== THE INPUT ==

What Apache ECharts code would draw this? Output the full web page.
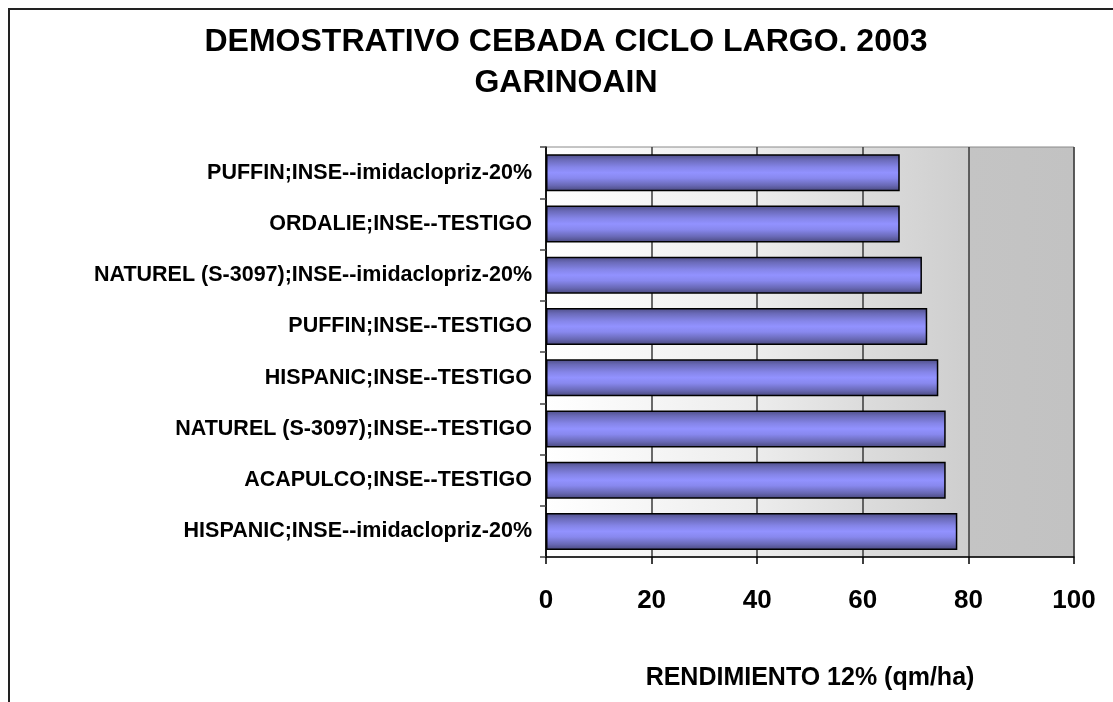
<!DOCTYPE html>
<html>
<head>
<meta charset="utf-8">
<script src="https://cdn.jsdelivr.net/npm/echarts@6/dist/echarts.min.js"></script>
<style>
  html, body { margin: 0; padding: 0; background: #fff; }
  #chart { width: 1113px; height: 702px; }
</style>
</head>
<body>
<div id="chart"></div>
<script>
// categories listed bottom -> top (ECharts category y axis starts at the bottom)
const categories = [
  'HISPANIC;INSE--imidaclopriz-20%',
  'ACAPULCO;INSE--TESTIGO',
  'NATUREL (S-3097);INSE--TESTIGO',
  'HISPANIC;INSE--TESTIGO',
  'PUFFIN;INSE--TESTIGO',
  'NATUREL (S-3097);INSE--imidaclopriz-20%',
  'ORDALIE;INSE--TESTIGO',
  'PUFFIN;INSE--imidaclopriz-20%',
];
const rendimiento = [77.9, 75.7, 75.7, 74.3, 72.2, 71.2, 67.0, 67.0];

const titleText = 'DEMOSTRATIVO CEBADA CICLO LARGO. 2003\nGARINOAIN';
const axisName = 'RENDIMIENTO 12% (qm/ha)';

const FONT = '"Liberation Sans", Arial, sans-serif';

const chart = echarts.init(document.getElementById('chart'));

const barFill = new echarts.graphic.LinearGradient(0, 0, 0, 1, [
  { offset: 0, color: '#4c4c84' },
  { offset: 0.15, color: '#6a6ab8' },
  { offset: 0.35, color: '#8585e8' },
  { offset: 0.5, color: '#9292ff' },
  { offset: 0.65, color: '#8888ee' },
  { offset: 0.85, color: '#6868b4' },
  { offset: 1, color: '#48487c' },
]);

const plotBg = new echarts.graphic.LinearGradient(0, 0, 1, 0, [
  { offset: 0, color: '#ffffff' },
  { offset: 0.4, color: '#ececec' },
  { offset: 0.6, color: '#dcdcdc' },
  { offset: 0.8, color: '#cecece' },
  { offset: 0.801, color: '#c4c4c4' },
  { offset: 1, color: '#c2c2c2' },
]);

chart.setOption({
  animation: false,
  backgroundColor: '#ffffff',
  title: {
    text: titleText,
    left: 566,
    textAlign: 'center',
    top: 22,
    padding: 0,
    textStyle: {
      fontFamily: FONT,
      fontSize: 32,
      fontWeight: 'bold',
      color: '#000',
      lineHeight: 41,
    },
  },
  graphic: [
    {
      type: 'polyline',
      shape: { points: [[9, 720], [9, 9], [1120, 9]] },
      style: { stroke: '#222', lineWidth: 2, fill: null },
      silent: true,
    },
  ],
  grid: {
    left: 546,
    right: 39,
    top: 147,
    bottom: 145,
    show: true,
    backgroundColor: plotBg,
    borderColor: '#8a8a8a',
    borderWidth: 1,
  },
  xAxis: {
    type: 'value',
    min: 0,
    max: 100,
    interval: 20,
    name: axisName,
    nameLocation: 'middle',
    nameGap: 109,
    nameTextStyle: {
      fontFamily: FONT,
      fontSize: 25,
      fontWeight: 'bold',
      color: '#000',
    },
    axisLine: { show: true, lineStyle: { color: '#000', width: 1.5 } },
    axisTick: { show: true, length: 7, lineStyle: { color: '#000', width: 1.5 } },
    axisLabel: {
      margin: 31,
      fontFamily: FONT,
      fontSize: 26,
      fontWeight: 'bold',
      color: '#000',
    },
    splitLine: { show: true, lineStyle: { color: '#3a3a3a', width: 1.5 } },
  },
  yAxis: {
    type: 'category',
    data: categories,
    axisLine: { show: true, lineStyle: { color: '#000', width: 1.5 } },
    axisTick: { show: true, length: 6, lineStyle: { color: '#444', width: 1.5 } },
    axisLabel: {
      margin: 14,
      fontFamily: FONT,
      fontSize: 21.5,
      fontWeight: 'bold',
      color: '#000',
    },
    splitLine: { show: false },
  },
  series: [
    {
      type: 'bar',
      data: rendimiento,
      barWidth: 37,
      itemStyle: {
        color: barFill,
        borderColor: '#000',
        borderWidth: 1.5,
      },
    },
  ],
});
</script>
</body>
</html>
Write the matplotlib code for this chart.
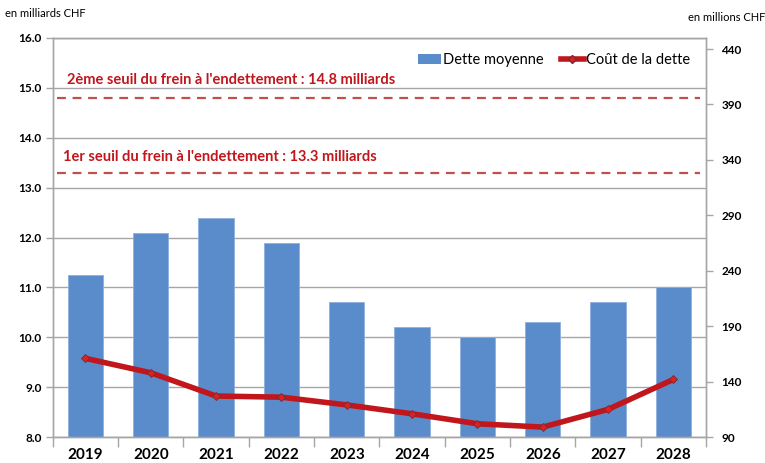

===

→ TASK DETAILS
Leave out the pictures and output the rest of the material exactly as written.

→ RESULT OF THIS EXERCISE
What Apache ECharts code would draw this? Output the full web page.
<!DOCTYPE html>
<html>
<head>
<meta charset="utf-8">
<script src="https://cdn.jsdelivr.net/npm/echarts@6/dist/echarts.min.js"></script>
<style>
  html, body { margin: 0; padding: 0; background: #fff; }
  #chart { width: 1113px; height: 702px; }
</style>
</head>
<body>
<div id="chart"></div>
<script>
// categories listed bottom -> top (ECharts category y axis starts at the bottom)
const categories = [
  'HISPANIC;INSE--imidaclopriz-20%',
  'ACAPULCO;INSE--TESTIGO',
  'NATUREL (S-3097);INSE--TESTIGO',
  'HISPANIC;INSE--TESTIGO',
  'PUFFIN;INSE--TESTIGO',
  'NATUREL (S-3097);INSE--imidaclopriz-20%',
  'ORDALIE;INSE--TESTIGO',
  'PUFFIN;INSE--imidaclopriz-20%',
];
const rendimiento = [77.9, 75.7, 75.7, 74.3, 72.2, 71.2, 67.0, 67.0];

const titleText = 'DEMOSTRATIVO CEBADA CICLO LARGO. 2003\nGARINOAIN';
const axisName = 'RENDIMIENTO 12% (qm/ha)';

const FONT = '"Liberation Sans", Arial, sans-serif';

const chart = echarts.init(document.getElementById('chart'));

const barFill = new echarts.graphic.LinearGradient(0, 0, 0, 1, [
  { offset: 0, color: '#4c4c84' },
  { offset: 0.15, color: '#6a6ab8' },
  { offset: 0.35, color: '#8585e8' },
  { offset: 0.5, color: '#9292ff' },
  { offset: 0.65, color: '#8888ee' },
  { offset: 0.85, color: '#6868b4' },
  { offset: 1, color: '#48487c' },
]);

const plotBg = new echarts.graphic.LinearGradient(0, 0, 1, 0, [
  { offset: 0, color: '#ffffff' },
  { offset: 0.4, color: '#ececec' },
  { offset: 0.6, color: '#dcdcdc' },
  { offset: 0.8, color: '#cecece' },
  { offset: 0.801, color: '#c4c4c4' },
  { offset: 1, color: '#c2c2c2' },
]);

chart.setOption({
  animation: false,
  backgroundColor: '#ffffff',
  title: {
    text: titleText,
    left: 566,
    textAlign: 'center',
    top: 22,
    padding: 0,
    textStyle: {
      fontFamily: FONT,
      fontSize: 32,
      fontWeight: 'bold',
      color: '#000',
      lineHeight: 41,
    },
  },
  graphic: [
    {
      type: 'polyline',
      shape: { points: [[9, 720], [9, 9], [1120, 9]] },
      style: { stroke: '#222', lineWidth: 2, fill: null },
      silent: true,
    },
  ],
  grid: {
    left: 546,
    right: 39,
    top: 147,
    bottom: 145,
    show: true,
    backgroundColor: plotBg,
    borderColor: '#8a8a8a',
    borderWidth: 1,
  },
  xAxis: {
    type: 'value',
    min: 0,
    max: 100,
    interval: 20,
    name: axisName,
    nameLocation: 'middle',
    nameGap: 109,
    nameTextStyle: {
      fontFamily: FONT,
      fontSize: 25,
      fontWeight: 'bold',
      color: '#000',
    },
    axisLine: { show: true, lineStyle: { color: '#000', width: 1.5 } },
    axisTick: { show: true, length: 7, lineStyle: { color: '#000', width: 1.5 } },
    axisLabel: {
      margin: 31,
      fontFamily: FONT,
      fontSize: 26,
      fontWeight: 'bold',
      color: '#000',
    },
    splitLine: { show: true, lineStyle: { color: '#3a3a3a', width: 1.5 } },
  },
  yAxis: {
    type: 'category',
    data: categories,
    axisLine: { show: true, lineStyle: { color: '#000', width: 1.5 } },
    axisTick: { show: true, length: 6, lineStyle: { color: '#444', width: 1.5 } },
    axisLabel: {
      margin: 14,
      fontFamily: FONT,
      fontSize: 21.5,
      fontWeight: 'bold',
      color: '#000',
    },
    splitLine: { show: false },
  },
  series: [
    {
      type: 'bar',
      data: rendimiento,
      barWidth: 37,
      itemStyle: {
        color: barFill,
        borderColor: '#000',
        borderWidth: 1.5,
      },
    },
  ],
});
</script>
</body>
</html>
Write the matplotlib code for this chart.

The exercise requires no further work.